- _WRITTEN INSTRUCTION_
Transcribe the material word for word, but without the images.

- _DATASET CONTENT_
------

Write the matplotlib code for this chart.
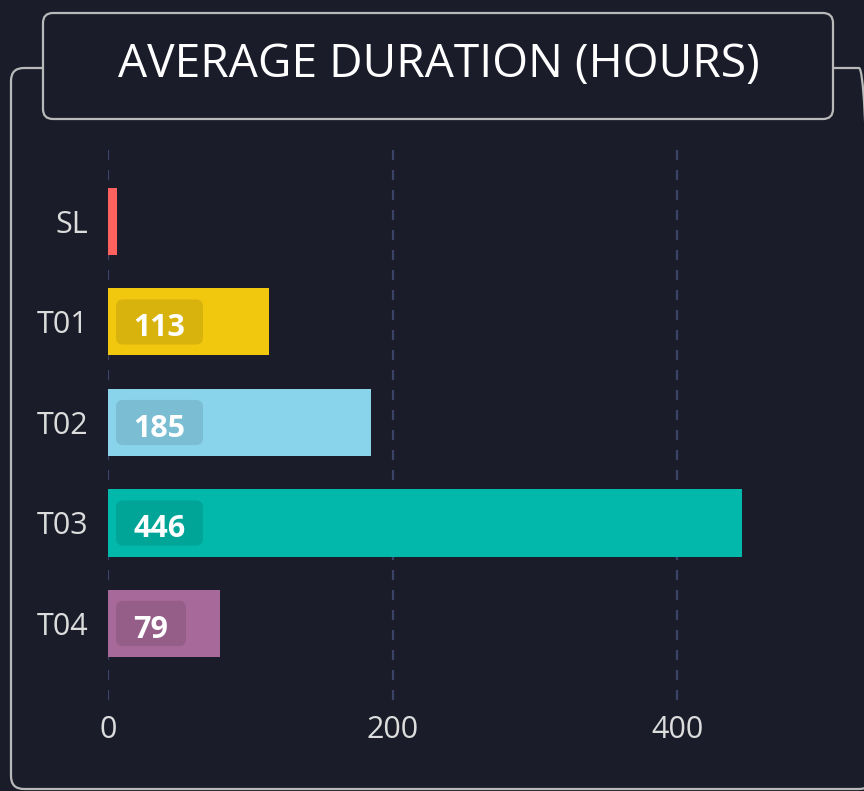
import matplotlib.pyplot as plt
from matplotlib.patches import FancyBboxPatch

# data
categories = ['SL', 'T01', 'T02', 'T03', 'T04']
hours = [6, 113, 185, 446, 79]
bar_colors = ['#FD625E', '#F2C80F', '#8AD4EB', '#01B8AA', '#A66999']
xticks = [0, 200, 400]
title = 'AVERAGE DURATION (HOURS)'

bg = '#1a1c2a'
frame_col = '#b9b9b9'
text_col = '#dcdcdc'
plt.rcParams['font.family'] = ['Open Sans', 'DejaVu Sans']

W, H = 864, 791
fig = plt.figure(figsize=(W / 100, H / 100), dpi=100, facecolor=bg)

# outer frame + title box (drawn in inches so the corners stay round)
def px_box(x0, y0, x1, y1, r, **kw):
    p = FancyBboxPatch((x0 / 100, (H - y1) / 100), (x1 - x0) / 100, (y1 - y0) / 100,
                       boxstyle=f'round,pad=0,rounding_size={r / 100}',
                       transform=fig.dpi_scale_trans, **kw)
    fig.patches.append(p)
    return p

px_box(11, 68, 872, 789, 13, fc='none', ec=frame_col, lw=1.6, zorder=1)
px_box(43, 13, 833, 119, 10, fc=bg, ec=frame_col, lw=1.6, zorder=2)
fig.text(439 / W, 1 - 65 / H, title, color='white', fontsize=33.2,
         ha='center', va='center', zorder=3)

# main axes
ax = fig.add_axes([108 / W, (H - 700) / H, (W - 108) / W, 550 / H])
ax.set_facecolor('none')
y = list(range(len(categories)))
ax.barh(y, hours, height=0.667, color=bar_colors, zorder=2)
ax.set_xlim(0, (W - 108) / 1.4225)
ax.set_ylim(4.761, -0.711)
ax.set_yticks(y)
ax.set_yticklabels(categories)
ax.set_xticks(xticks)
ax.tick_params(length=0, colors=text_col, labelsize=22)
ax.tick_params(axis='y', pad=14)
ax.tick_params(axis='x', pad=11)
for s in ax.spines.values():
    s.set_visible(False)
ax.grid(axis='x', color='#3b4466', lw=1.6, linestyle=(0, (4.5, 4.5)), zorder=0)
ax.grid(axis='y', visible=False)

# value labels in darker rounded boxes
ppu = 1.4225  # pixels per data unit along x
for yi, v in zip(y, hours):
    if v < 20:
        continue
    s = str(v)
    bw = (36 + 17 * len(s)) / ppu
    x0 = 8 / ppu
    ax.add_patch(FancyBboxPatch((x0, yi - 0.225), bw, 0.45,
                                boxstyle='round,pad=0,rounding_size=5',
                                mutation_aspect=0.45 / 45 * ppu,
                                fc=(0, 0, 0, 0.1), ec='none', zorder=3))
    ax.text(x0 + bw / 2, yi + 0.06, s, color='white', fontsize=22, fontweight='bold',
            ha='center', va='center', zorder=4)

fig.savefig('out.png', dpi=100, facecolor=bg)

------

- _RESULT OF THIS EXERCISE_
Write the matplotlib code for this chart.
import matplotlib.pyplot as plt
from matplotlib.patches import FancyBboxPatch

# data
categories = ['SL', 'T01', 'T02', 'T03', 'T04']
hours = [6, 113, 185, 446, 79]
bar_colors = ['#FD625E', '#F2C80F', '#8AD4EB', '#01B8AA', '#A66999']
xticks = [0, 200, 400]
title = 'AVERAGE DURATION (HOURS)'

bg = '#1a1c2a'
frame_col = '#b9b9b9'
text_col = '#dcdcdc'
plt.rcParams['font.family'] = ['Open Sans', 'DejaVu Sans']

W, H = 864, 791
fig = plt.figure(figsize=(W / 100, H / 100), dpi=100, facecolor=bg)

# outer frame + title box (drawn in inches so the corners stay round)
def px_box(x0, y0, x1, y1, r, **kw):
    p = FancyBboxPatch((x0 / 100, (H - y1) / 100), (x1 - x0) / 100, (y1 - y0) / 100,
                       boxstyle=f'round,pad=0,rounding_size={r / 100}',
                       transform=fig.dpi_scale_trans, **kw)
    fig.patches.append(p)
    return p

px_box(11, 68, 872, 789, 13, fc='none', ec=frame_col, lw=1.6, zorder=1)
px_box(43, 13, 833, 119, 10, fc=bg, ec=frame_col, lw=1.6, zorder=2)
fig.text(439 / W, 1 - 65 / H, title, color='white', fontsize=33.2,
         ha='center', va='center', zorder=3)

# main axes
ax = fig.add_axes([108 / W, (H - 700) / H, (W - 108) / W, 550 / H])
ax.set_facecolor('none')
y = list(range(len(categories)))
ax.barh(y, hours, height=0.667, color=bar_colors, zorder=2)
ax.set_xlim(0, (W - 108) / 1.4225)
ax.set_ylim(4.761, -0.711)
ax.set_yticks(y)
ax.set_yticklabels(categories)
ax.set_xticks(xticks)
ax.tick_params(length=0, colors=text_col, labelsize=22)
ax.tick_params(axis='y', pad=14)
ax.tick_params(axis='x', pad=11)
for s in ax.spines.values():
    s.set_visible(False)
ax.grid(axis='x', color='#3b4466', lw=1.6, linestyle=(0, (4.5, 4.5)), zorder=0)
ax.grid(axis='y', visible=False)

# value labels in darker rounded boxes
ppu = 1.4225  # pixels per data unit along x
for yi, v in zip(y, hours):
    if v < 20:
        continue
    s = str(v)
    bw = (36 + 17 * len(s)) / ppu
    x0 = 8 / ppu
    ax.add_patch(FancyBboxPatch((x0, yi - 0.225), bw, 0.45,
                                boxstyle='round,pad=0,rounding_size=5',
                                mutation_aspect=0.45 / 45 * ppu,
                                fc=(0, 0, 0, 0.1), ec='none', zorder=3))
    ax.text(x0 + bw / 2, yi + 0.06, s, color='white', fontsize=22, fontweight='bold',
            ha='center', va='center', zorder=4)

fig.savefig('out.png', dpi=100, facecolor=bg)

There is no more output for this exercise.